Copy exactly the lines from the start of the material through the line with "W, H = 574, 405". Pictures stay out of the copy.

Start RECORDS SUPPLIED

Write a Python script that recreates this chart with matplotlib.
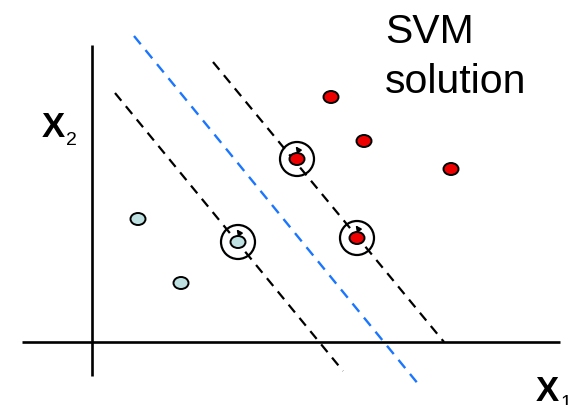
import matplotlib
matplotlib.use("Agg")
import matplotlib.pyplot as plt
from matplotlib.patches import Ellipse, Circle

plt.rcParams['font.family'] = ['Liberation Sans', 'DejaVu Sans']

# Canvas-space layout (pixels, y grows downward)
W, H = 574, 405

# Data points of the two classes
neg_x = [138, 181, 238]
neg_y = [219, 283, 242]
pos_x = [331, 364, 451, 297, 357]
pos_y = [97, 141, 169, 159, 238]

# Support vectors (circled)
sv_x = [238, 297, 357]
sv_y = [242, 159, 238]

# Margin lines and separating hyperplane (endpoints)
margin_lo = ([115, 343], [93, 371])
margin_hi = ([213, 444], [62, 342])
boundary = ([134, 419], [36, 385])

fig = plt.figure(figsize=(W / 100, H / 100), dpi=100)
ax = fig.add_axes([0, 0, 1, 1])
ax.set_xlim(0, W)
ax.set_ylim(H, 0)
ax.axis('off')

# Coordinate axes
ax.plot([22, 560], [342, 342], color='black', lw=1.9, solid_capstyle='butt')
ax.plot([92, 92], [45, 376], color='black', lw=1.9, solid_capstyle='butt')

# Dashed lines
dash = (0, (4.5, 3.2))
ax.plot(*margin_lo, color='black', lw=1.6, ls=dash)
ax.plot(*margin_hi, color='black', lw=1.6, ls=dash)
ax.plot(*boundary, color='#1a75ff', lw=1.7, ls=dash)

# Points
for x, y in zip(neg_x, neg_y):
    ax.add_patch(Ellipse((x, y), 15, 12, facecolor='#bfe0e0', edgecolor='black', lw=1.4, zorder=5))
for x, y in zip(pos_x, pos_y):
    ax.add_patch(Ellipse((x, y), 15, 12, facecolor='#ee0000', edgecolor='black', lw=1.4, zorder=5))

# Circles around support vectors, with small tick arrows along the margin
for x, y in zip(sv_x, sv_y):
    ax.add_patch(Circle((x, y), 17, facecolor='none', edgecolor='black', lw=1.6, zorder=6))
    ax.annotate('', xy=(x - 3, y - 15), xytext=(x + 2, y - 8),
                arrowprops=dict(arrowstyle='-|>', color='black', lw=1.2,
                                mutation_scale=8), zorder=7)

# Texts
ax.text(385, 43, 'SVM', fontsize=29.5, ha='left', va='baseline')
ax.text(385, 93, 'solution', fontsize=29.5, ha='left', va='baseline')
ax.text(42, 137, 'X', fontsize=25, fontweight='bold', ha='left', va='baseline')
ax.text(66, 145, '2', fontsize=14, ha='left', va='baseline')
ax.text(536, 401, 'X', fontsize=25, fontweight='bold', ha='left', va='baseline')
ax.text(561, 408, '1', fontsize=14, ha='left', va='baseline')

fig.savefig('out.png', dpi=100)
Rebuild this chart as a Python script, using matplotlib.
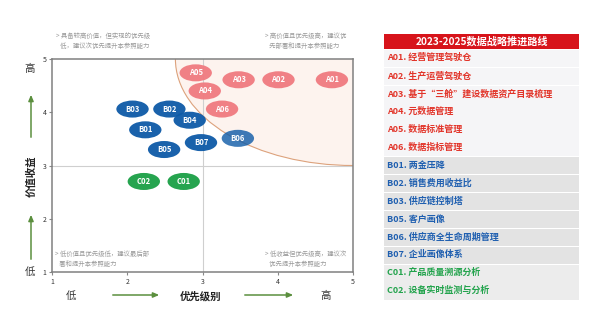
import matplotlib.pyplot as plt
from matplotlib.patches import Ellipse, Rectangle

plt.rcParams['font.family'] = ['Noto Sans CJK SC', 'DejaVu Sans']

# 图上各项目的位置
codes = ['A05', 'A03', 'A02', 'A01', 'A04', 'A06',
         'B03', 'B02', 'B04', 'B01', 'B05', 'B07', 'B06', 'C02', 'C01']
priority = [2.91, 3.48, 4.01, 4.72, 3.03, 3.26,
            2.07, 2.56, 2.83, 2.24, 2.49, 2.98, 3.47, 2.22, 2.75]
value = [4.74, 4.61, 4.61, 4.61, 4.40, 4.06,
         4.06, 4.06, 3.85, 3.67, 3.30, 3.43, 3.51, 2.70, 2.70]

# 右侧路线表
title = '2023-2025数据战略推进路线'
roadmap = ['A01. 经营管理驾驶仓', 'A02. 生产运营驾驶仓', 'A03. 基于“三舱”建设数据资产目录梳理',
           'A04. 元数据管理', 'A05. 数据标准管理', 'A06. 数据指标管理',
           'B01. 两金压降', 'B02. 销售费用收益比', 'B03. 供应链控制塔', 'B05. 客户画像',
           'B06. 供应商全生命周期管理', 'B07. 企业画像体系',
           'C01. 产品质量溯源分析', 'C02. 设备实时监测与分析']

notes = ['> 具备较高价值，但实现的优先级\n   低，建议次优先提升本参照能力',
         '> 高价值且优先级高，建议优\n   先部署和提升本参照能力',
         '> 低价值且优先级低，建议最后部\n   署和提升本参照能力',
         '> 低收益但优先级高，建议次\n   优先提升本参照能力']

colors = {'A': '#f07a80', 'B': '#0d5aa7', 'C': '#1a9f45'}
text_colors = {'A': '#e2352a', 'B': '#1f5fb0', 'C': '#22a34c'}
row_bg = {'A': '#f5f5f7', 'B': '#e3e3e3', 'C': '#ececec'}

fig = plt.figure(figsize=(6, 3.14), dpi=100)
W, H = 600, 314


def fx(px):
    return px / W


def fy(py):
    return 1 - py / H


ax = fig.add_axes([fx(52), fy(272), (353 - 52) / W, (272 - 59) / H])
ax.set_xlim(1, 5)
ax.set_ylim(1, 5)
ax.set_xticks([1, 2, 3, 4, 5])
ax.set_yticks([1, 2, 3, 4, 5])
ax.tick_params(labelsize=5, length=2, color='#888888', labelcolor='#333333', pad=2)
for s in ax.spines.values():
    s.set_color('#808080')
    s.set_linewidth(1.1)

bg = Ellipse((5, 5), 2 * 2.36, 2 * 2.0, facecolor='#fdf3ee', edgecolor='#dda27c', lw=0.8, zorder=0)
ax.add_patch(bg)
bg.set_clip_path(ax.patch)
ax.axvline(3, color='#cfcfcf', lw=0.8, zorder=1)
ax.axhline(3, color='#cfcfcf', lw=0.8, zorder=1)

for c, x, y in zip(codes, priority, value):
    g = c[0]
    alpha = 0.8 if c == 'B06' else 0.95
    ax.add_patch(Ellipse((x, y), 0.43, 0.32, facecolor=colors[g], edgecolor='none',
                         alpha=alpha, zorder=3))
    ax.text(x, y, c, color='white', fontsize=5.5, fontweight='bold',
            ha='center', va='center', zorder=4)

# 象限说明
note_pos = [(56, 41), (265, 41), (55, 259), (265, 259)]
for t, (px, py) in zip(notes, note_pos):
    fig.text(fx(px), fy(py), t, fontsize=4.6, color='#9a9a9a', ha='left', va='center',
             linespacing=1.3)

# 坐标轴说明
green = '#5b8f3e'
fig.text(fx(30), fy(69), '高', fontsize=7.5, color='#333333', ha='center', va='center')
fig.text(fx(30), fy(272), '低', fontsize=7.5, color='#333333', ha='center', va='center')
fig.text(fx(31), fy(176), '价值收益', fontsize=7.5, fontweight='bold', rotation=90,
         ha='center', va='center', color='#222222')
fig.text(fx(71), fy(296), '低', fontsize=7.5, color='#333333', ha='center', va='center')
fig.text(fx(326), fy(296), '高', fontsize=7.5, color='#333333', ha='center', va='center')
fig.text(fx(201), fy(296), '优先级别', fontsize=7.5, fontweight='bold', ha='center', va='center',
         color='#222222')
arrow = dict(arrowstyle='-|>,head_length=0.35,head_width=0.15', color=green, lw=1.1)
for (x0, y0, x1, y1) in [(31, 140, 31, 92), (31, 262, 31, 212), (110, 295, 162, 295), (242, 295, 296, 295)]:
    fig.add_artist(plt.Annotation('', xy=(fx(x1), fy(y1)), xytext=(fx(x0), fy(y0)),
                                  xycoords='figure fraction', arrowprops=arrow))

# 右侧表格
tx0, tx1 = 384, 579
fig.add_artist(Rectangle((fx(tx0), fy(49)), (tx1 - tx0) / W, 15 / H, facecolor='#d7141b',
                         edgecolor='none', transform=fig.transFigure))
fig.text(fx((tx0 + tx1) / 2), fy(41.5), title, color='white', fontsize=7.3, fontweight='bold',
         ha='center', va='center')
pitch = 17.9
for i, item in enumerate(roadmap):
    g = item[0]
    top = 49 + i * pitch
    fig.add_artist(Rectangle((fx(tx0), fy(top + pitch)), (tx1 - tx0) / W, (pitch - 0.8) / H,
                             facecolor=row_bg[g], edgecolor='none', transform=fig.transFigure))
    fig.text(fx(tx0 + 3), fy(top + pitch / 2), item, color=text_colors[g], fontsize=6.5,
             fontweight='bold', ha='left', va='center')

fig.savefig('out.png', dpi=100, facecolor='white')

End RECORDS SUPPLIED

• [ANSWER IN FULL]
Write a Python script that recreates this chart with matplotlib.
import matplotlib
matplotlib.use("Agg")
import matplotlib.pyplot as plt
from matplotlib.patches import Ellipse, Circle

plt.rcParams['font.family'] = ['Liberation Sans', 'DejaVu Sans']

# Canvas-space layout (pixels, y grows downward)
W, H = 574, 405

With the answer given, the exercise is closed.